Ideology-Countries whose history is strongly marked by western European immigration or settlement, such as the Americans, and the Australians, and is not restricted to Western Europe (Wikidpedia. org). Many countries around the world have been influenced by the western ideology. Western Ideology includes components such as literary, education, political and philosophical views, and most of all, religion. In the autobiography, “The Dark Child”, Camara Laye, is a person who faces these types of challenges. He becomes stuck between his own traditional and the western ideologies.
In the Dark Child, Camara Laye’s youth and development of his cultural and personal values as a young man is explained. He is part of the Malinke tribe in the village of Koroussa in Upper Guinea and is eldest out of many brothers and sisters. In the beginning, he learns about many of the traditions and customs his people. He is told about Totemism-the fact that everybody has a spiritual animal that is chosen by the person’s character.
While learning about his people, he has attends a Koran school and then a French school in another part of town.
Later in the book, he learns about Konden Diara- a ceremony that is a ritual used to conquer a boy’s fear before the initiation of circumcision. He undergoes the ritual and circumcision-represents a rite of passage –a boy is now a man. After graduating from his school, Laye leaves at 15 years of age to attend a technical college in Guinea’s capital city of Conakry.
Like any mother, Laye’s warns him to “be careful with strangers” and sends him off on a train to live with his Uncles Sekou and Mamadou in Conakry where he comes across many cultural changes.
In the school, in a new city for the first time in his experience, Laye encounters difficult language barriers and a hot, humid climate more taxing and oppressive than that in his Koroussa home. He also seeks changes during the day where people at their work are dressed in a Western style, but in boubou’s when they come home from work. Laye lives the life of a typical college school student, studying at the school’s campus and returning home to Koroussa during the holidays. When he returns, he sees the transformation within his family and friends.
Later, he finishes his studies in Conakry and is offered a once in a lifetime opportunity to study in France. His mother greatly disapproves, but Laye and his father convinces his mother. At the end of the book, Laye leaves for France, and promises to himself that he will return to his people. As I was reading the book, it made realize the position of Africa and where it stood as a country. I felt distinctly as I was reading throughout the book, western values and traditions were overrunning the traditions of not only Africa but Laye’s life as well.

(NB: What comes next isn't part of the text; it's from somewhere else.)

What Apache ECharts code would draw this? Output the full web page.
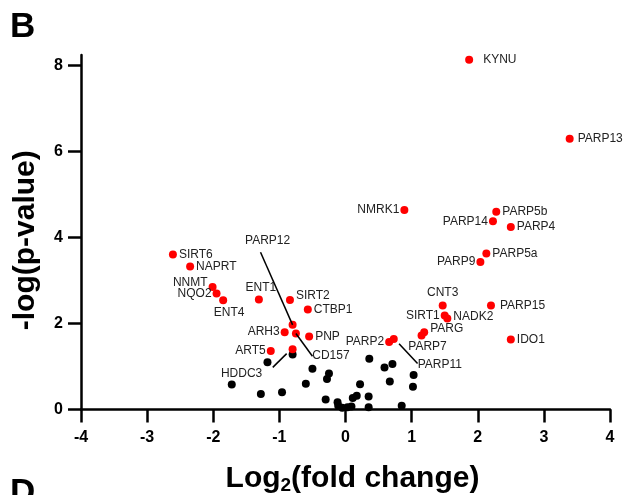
<!DOCTYPE html>
<html>
<head>
<meta charset="utf-8">
<script src="https://cdn.jsdelivr.net/npm/echarts@6/dist/echarts.min.js"></script>
<style>
  html, body { margin: 0; padding: 0; background: #fff; }
  #chart { width: 628px; height: 495px; }
</style>
</head>
<body>
<div id="chart"></div>
<script>
// significant genes (red, labelled)
const redNames = ['KYNU', 'PARP13', 'NMRK1', 'PARP5b', 'PARP14', 'PARP4', 'PARP5a', 'PARP9', 'CNT3', 'PARP15',
  'SIRT1', 'NADK2', 'PARG', 'PARP7', 'PARP2', 'PARP11', 'IDO1', 'SIRT6', 'NAPRT', 'NNMT',
  'NQO2', 'ENT4', 'ENT1', 'SIRT2', 'CTBP1', 'PARP12', 'ARH3', 'CD157', 'PNP', 'ART5', 'HDDC3'];
const redX = [1.87, 3.39, 0.89, 2.28, 2.23, 2.50, 2.13, 2.04, 1.47, 2.20,
  1.50, 1.54, 1.19, 1.15, 0.66, 0.73, 2.50, -2.61, -2.35, -2.01,
  -1.95, -1.85, -1.31, -0.84, -0.57, -0.80, -0.92, -0.75, -0.55, -1.13, -0.80];
const redY = [8.14, 6.30, 4.64, 4.60, 4.38, 4.25, 3.63, 3.43, 2.42, 2.42,
  2.19, 2.12, 1.80, 1.72, 1.57, 1.64, 1.63, 3.61, 3.33, 2.85,
  2.70, 2.54, 2.56, 2.55, 2.33, 1.97, 1.80, 1.77, 1.70, 1.36, 1.40];

// non-significant genes (black)
const blackX = [-1.72, -1.28, -0.96, -1.18, -0.80, -0.60, -0.50, -0.25, -0.28, -0.30,
  -0.12, -0.11, -0.05, 0.03, 0.09, 0.11, 0.17, 0.22, 0.35, 0.36,
  0.35, 0.59, 0.71, 0.67, 1.03, 1.02, 0.85];
const blackY = [0.58, 0.36, 0.40, 1.10, 1.28, 0.60, 0.95, 0.84, 0.71, 0.23,
  0.17, 0.09, 0.04, 0.05, 0.07, 0.27, 0.32, 0.59, 0.30, 1.18,
  0.05, 0.98, 1.06, 0.65, 0.80, 0.53, 0.09];

// leader lines for the crowded labels
const leaderFrom = [[-1.285, 3.66], [-0.75, 1.77], [0.81, 1.53], [-1.10, 0.98]];
const leaderTo = [[-0.80, 1.97], [-0.50, 1.24], [1.09, 1.07], [-0.89, 1.30]];

const yTicks = [0, 2, 4, 6, 8];

// label placement per gene
const labelCfg = {
  KYNU: { position: 'right', distance: 10 },
  PARP13: { position: 'right', distance: 4 },
  NMRK1: { position: 'left', distance: 1 },
  PARP14: { position: 'left', distance: 1 },
  PARP9: { position: 'left', distance: 1 },
  SIRT1: { position: 'left', distance: 1 },
  PARP2: { position: 'left', distance: 1 },
  ARH3: { position: 'left', distance: 1 },
  ART5: { position: 'left', distance: 1 },
  NQO2: { position: 'left', distance: 1 },
  NNMT: { position: 'left', distance: 1, offset: [0, -4] },
  ENT1: { position: 'top', distance: 2, offset: [2, 0] },
  CNT3: { position: 'top', distance: 3 },
  ENT4: { position: 'bottom', distance: 2, offset: [6, 0] },
  PARP7: { position: 'bottom', distance: 1, offset: [6, 0] },
  SIRT2: { position: 'right', distance: 2, offset: [0, -4] },
  NADK2: { position: 'right', distance: 2, offset: [0, -2] },
  PARG: { position: 'right', distance: 2, offset: [0, -3] },
  PARP15: { position: 'right', distance: 5 },
  PARP12: { position: 'inside', offset: [-25, -84] },
  CD157: { position: 'inside', offset: [35, 22] },
  PARP11: { position: 'inside', offset: [46, 26] },
  HDDC3: { position: 'inside', offset: [-51, 24] }
};

const redData = redNames.map((n, i) => ({
  name: n,
  value: [redX[i], redY[i]],
  label: Object.assign({ position: 'right', distance: 2 }, labelCfg[n] || {})
}));
const blackData = blackX.map((x, i) => [x, blackY[i]]);

const chart = echarts.init(document.getElementById('chart'));
const font = '"Liberation Sans", Arial, sans-serif';

chart.setOption({
  animation: false,
  grid: { left: 81, right: 18, top: 55, bottom: 85.5, outerBoundsMode: 'none' },
  graphic: [
    { type: 'text', left: 10, top: 10, style: { text: 'B', font: 'bold 35px ' + font, fill: '#000' } },
    { type: 'text', left: 10, top: 476, style: { text: 'D', font: 'bold 35px ' + font, fill: '#000' } }
  ],
  xAxis: {
    type: 'value', min: -4, max: 4, interval: 1,
    axisLine: { onZero: false, lineStyle: { color: '#000', width: 2.5 } },
    axisTick: { length: 13, lineStyle: { color: '#000', width: 2.5 } },
    axisLabel: { color: '#000', fontSize: 16, fontWeight: 'bold', fontFamily: font, margin: 20 },
    splitLine: { show: false },
    name: '{a|Log}{s|2}{a|(fold change)}',
    nameLocation: 'middle', nameGap: 52,
    nameTextStyle: {
      padding: [0, 0, 0, 14],
      rich: {
        a: { fontSize: 30, fontWeight: 'bold', fontFamily: font, color: '#000', lineHeight: 34 },
        s: { fontSize: 19, fontWeight: 'bold', fontFamily: font, color: '#000', lineHeight: 34, padding: [14, 0, 0, 0] }
      }
    }
  },
  yAxis: {
    type: 'value', min: 0, max: 8.25,
    axisLine: { onZero: false, lineStyle: { color: '#000', width: 2.5 } },
    axisTick: { length: 13, customValues: yTicks, lineStyle: { color: '#000', width: 2.5 } },
    axisLabel: { customValues: yTicks, color: '#000', fontSize: 16, fontWeight: 'bold', fontFamily: font, margin: 18 },
    splitLine: { show: false },
    name: '-log(p-value)',
    nameLocation: 'middle', nameGap: 40, nameRotate: 90,
    nameTextStyle: { fontSize: 30, fontWeight: 'bold', fontFamily: font, color: '#000', padding: [0, 16, 0, 0] }
  },
  series: [
    {
      type: 'scatter', symbolSize: 8, data: blackData,
      itemStyle: { color: '#000', opacity: 1 }, silent: true
    },
    {
      type: 'scatter', symbolSize: 8, data: redData,
      itemStyle: { color: '#ff0000', opacity: 1 },
      label: {
        show: true, formatter: '{b}', color: '#222', fontSize: 12, fontFamily: font
      },
      markLine: {
        silent: true, symbol: 'none', animation: false,
        label: { show: false },
        lineStyle: { color: '#000', width: 1.5, type: 'solid' },
        data: leaderFrom.map((p, i) => [{ coord: p }, { coord: leaderTo[i] }])
      }
    }
  ]
});
</script>
</body>
</html>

Since the beginning of the book, he not an ordinary child in the village peoples eyes. He was one of the many who was sent out to attend school and be educated. His father knew what was to come of Africa, modernization. In my opinion, I think his father placed Laye in school for the purpose to contribute to his people, as oppose to being a goldsmith like himself. As he moved to Conakry, he moved in with his uncle Mamadou. His uncle lived in a European-style house. Was it unfamiliarity, or the humid heat of the town, or the fatigue of two days in the train that kept me from sleeping? Yet it was a very comfortable house: the room I slept in was large, and the bed soft, softer than any I had previously slept on” (147). Laye was astonished about his living headquarters. He was not used to this style and roominess. As I earlier stated, people in Conakry dressed differently during the day than at home. It took him a little while to get used to this as well. Later in the book, he would return home during the holidays.
As he came back, he noticed that his mother had been plastered with white clay. “Originally it had been like the other huts, but gradually it began to acquire a European look” (169). His was trying to adapt to the style of the west through her son’s experience in Conakry. She was expressing not only her love for Laye, but also her feelings toward the western tradition. While he was in his village, one of his friends’ Chet was seriously ill. The medicine men gave him remedies and charms to help her but there was no significant change at all.
Laye and his other friend knew that he had to see a white doctor at the hospital. Chet passed away after a week. Because of Laye’s education from the west, he knew that the medicine men were insufficient. From experiences and education of the west, he has become a man with wisdom of both cultures. “The Dark Child” is a wonderful journey through Camara Laye’s personal experiences. It shares many of his experiences and challenges through his life as a youth and young man. I really enjoyed the book and thought it was really educating.